INPUT FOR THIS TASK —
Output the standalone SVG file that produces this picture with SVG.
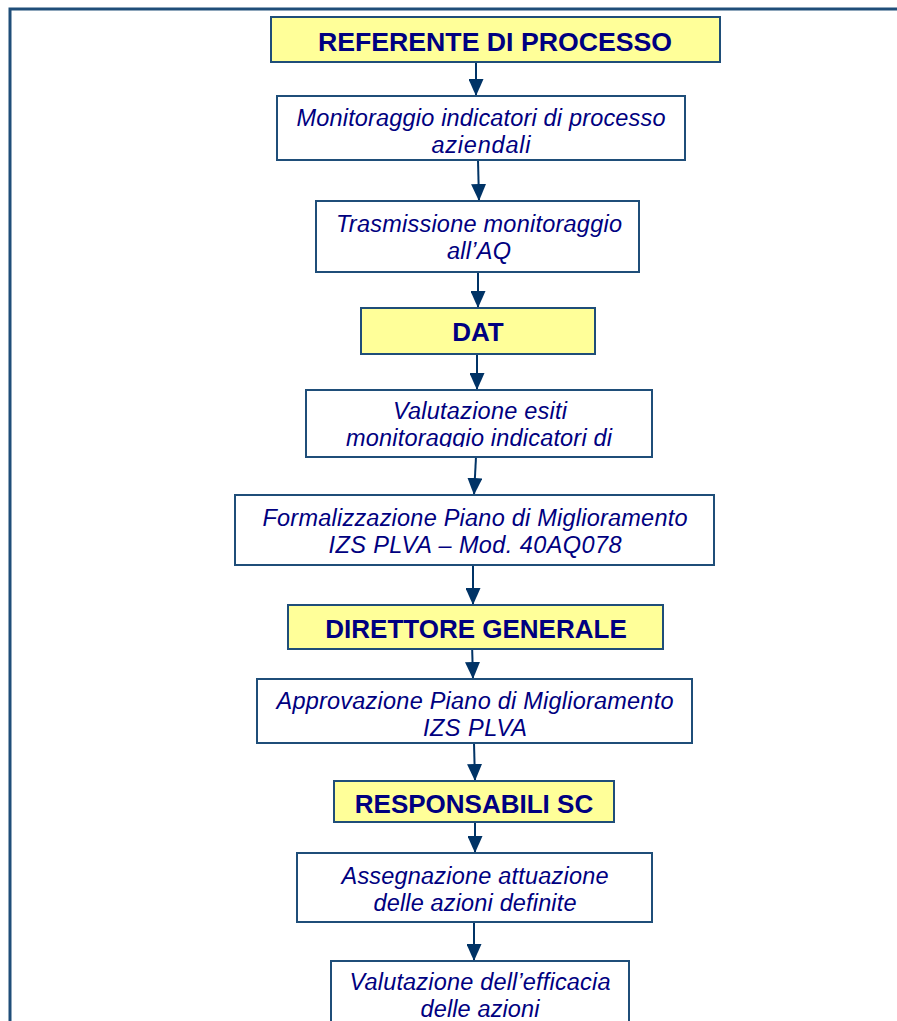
<svg xmlns="http://www.w3.org/2000/svg" width="897" height="1021" viewBox="0 0 897 1021">
  <defs>
    <style>
      .role { fill: #FFFF99; stroke: #1F4E79; stroke-width: 2; }
      .step { fill: #FFFFFF; stroke: #1F4E79; stroke-width: 2; }
      .rt { font-family: "Liberation Sans", Arial, sans-serif; font-weight: bold; font-size: 26px; fill: #000080; text-anchor: middle; }
      .st { font-family: "Liberation Sans", Arial, sans-serif; font-style: italic; font-size: 23.5px; fill: #000080; text-anchor: middle; }
      .conn { stroke: #003366; stroke-width: 2; fill: none; marker-end: url(#head); }
    </style>
    <!-- filled triangular arrowhead, tip at the line end -->
    <marker id="head" markerWidth="17" markerHeight="15" refX="17" refY="7.5" orient="auto" markerUnits="userSpaceOnUse" viewBox="0 0 17 15">
      <path d="M0,0 L17,7.5 L0,15 Z" fill="#003366"/>
    </marker>
    <clipPath id="clip-valutazione">
      <rect x="307" y="391" width="344" height="56"/>
    </clipPath>
  </defs>

  <rect width="897" height="1021" fill="#FFFFFF"/>

  <!-- outer frame -->
  <rect x="10" y="9" width="900" height="1030" fill="none" stroke="#1F4E79" stroke-width="3"/>

  <!-- connectors -->
  <g id="connectors">
    <line class="conn" x1="476" y1="62" x2="476" y2="96"/>
    <line class="conn" x1="478" y1="160" x2="479" y2="201"/>
    <line class="conn" x1="478" y1="272" x2="478" y2="308"/>
    <line class="conn" x1="477" y1="354" x2="477" y2="390"/>
    <line class="conn" x1="476" y1="457" x2="474" y2="495"/>
    <line class="conn" x1="473" y1="565" x2="473" y2="605"/>
    <line class="conn" x1="472" y1="643" x2="473" y2="679"/>
    <line class="conn" x1="474" y1="743" x2="475" y2="781"/>
    <line class="conn" x1="475" y1="822" x2="475" y2="853"/>
    <line class="conn" x1="474" y1="922" x2="474" y2="961"/>
  </g>

  <g id="referente">
    <rect class="role" x="271" y="17" width="449" height="45"/>
    <text class="rt" x="495" y="51" textLength="354" lengthAdjust="spacingAndGlyphs">REFERENTE DI PROCESSO</text>
  </g>

  <g id="monitoraggio">
    <rect class="step" x="277" y="96" width="408" height="64"/>
    <text class="st" x="481" y="126" textLength="369" lengthAdjust="spacing">Monitoraggio indicatori di processo</text>
    <text class="st" x="481" y="153" textLength="99" lengthAdjust="spacing">aziendali</text>
  </g>

  <g id="trasmissione">
    <rect class="step" x="316" y="201" width="323" height="71"/>
    <text class="st" x="479" y="232" textLength="286" lengthAdjust="spacing">Trasmissione monitoraggio</text>
    <text class="st" x="479" y="259" textLength="64" lengthAdjust="spacing">all’AQ</text>
  </g>

  <g id="dat">
    <rect class="role" x="361" y="308" width="234" height="46"/>
    <text class="rt" x="478" y="341">DAT</text>
  </g>

  <g id="valutazione-esiti">
    <rect class="step" x="306" y="390" width="346" height="67"/>
    <g clip-path="url(#clip-valutazione)">
      <text class="st" x="480" y="419" textLength="174" lengthAdjust="spacing">Valutazione esiti</text>
      <text class="st" x="479" y="446" textLength="266" lengthAdjust="spacing">monitoraggio indicatori di</text>
    </g>
  </g>

  <g id="formalizzazione">
    <rect class="step" x="235" y="495" width="479" height="70"/>
    <text class="st" x="475" y="526" textLength="425" lengthAdjust="spacing">Formalizzazione Piano di Miglioramento</text>
    <text class="st" x="475" y="553" textLength="293" lengthAdjust="spacing">IZS PLVA – Mod. 40AQ078</text>
  </g>

  <g id="direttore">
    <rect class="role" x="288" y="605" width="375" height="44"/>
    <text class="rt" x="476" y="638">DIRETTORE GENERALE</text>
  </g>

  <g id="approvazione">
    <rect class="step" x="257" y="679" width="435" height="64"/>
    <text class="st" x="475" y="709" textLength="397" lengthAdjust="spacing">Approvazione Piano di Miglioramento</text>
    <text class="st" x="475" y="736" textLength="104" lengthAdjust="spacing">IZS PLVA</text>
  </g>

  <g id="responsabili">
    <rect class="role" x="334" y="781" width="280" height="41"/>
    <text class="rt" x="474" y="813">RESPONSABILI SC</text>
  </g>

  <g id="assegnazione">
    <rect class="step" x="297" y="853" width="355" height="69"/>
    <text class="st" x="475" y="884" textLength="267" lengthAdjust="spacing">Assegnazione attuazione</text>
    <text class="st" x="475" y="911" textLength="203" lengthAdjust="spacing">delle azioni definite</text>
  </g>

  <g id="valutazione-efficacia">
    <rect class="step" x="331" y="961" width="298" height="80"/>
    <text class="st" x="480" y="990" textLength="261" lengthAdjust="spacing">Valutazione dell’efficacia</text>
    <text class="st" x="480" y="1017" textLength="119" lengthAdjust="spacing">delle azioni</text>
  </g>
</svg>
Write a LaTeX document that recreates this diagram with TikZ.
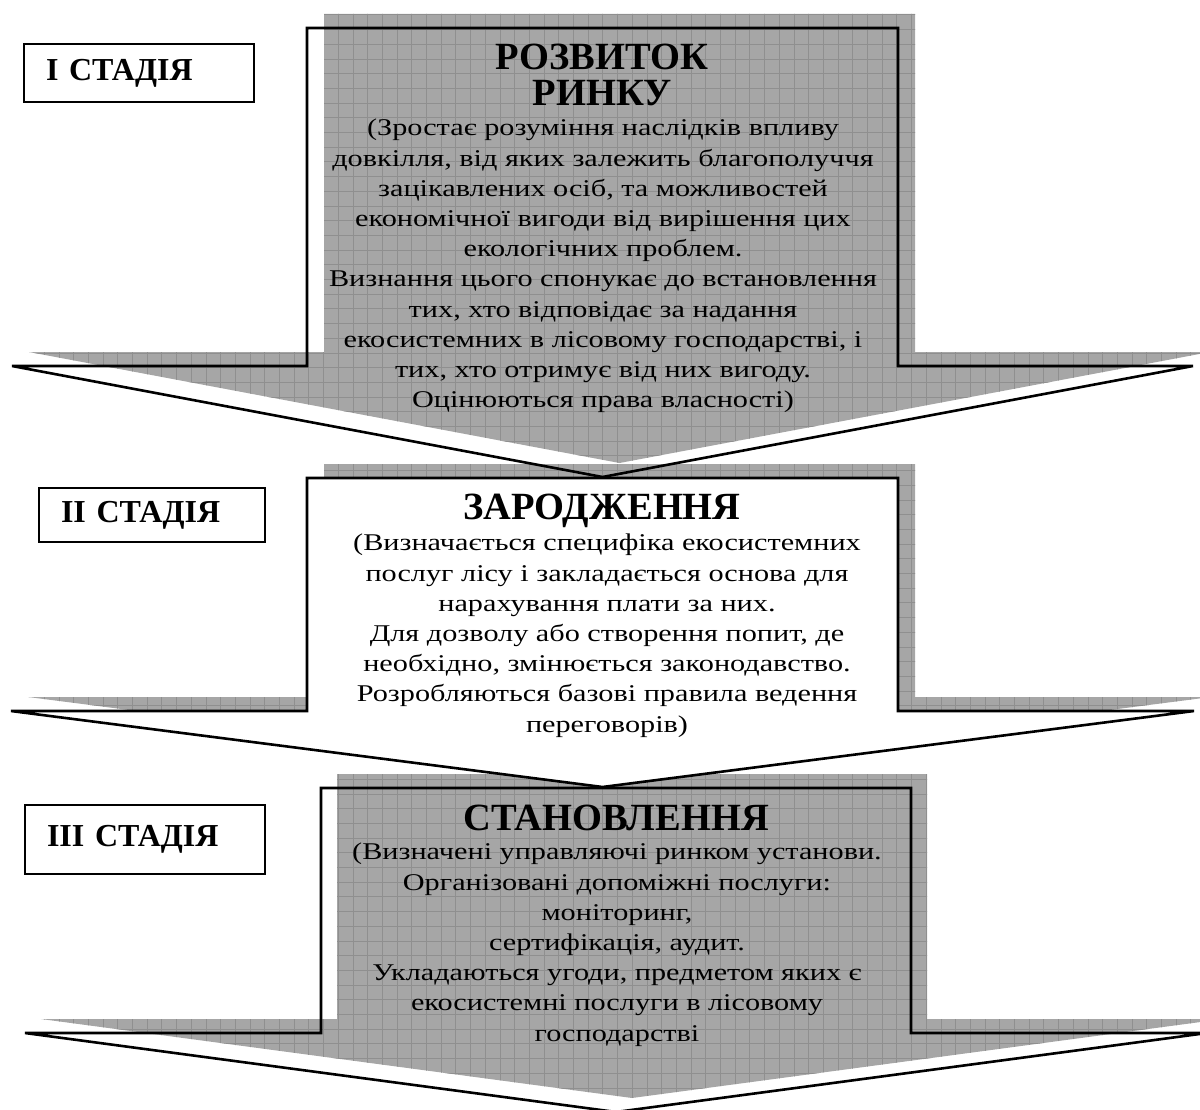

EXERCISE GOAL —
Report how many lines in the data include the word "with", and give nothing but the count.

SOLUTION TO THE EXERCISE —
2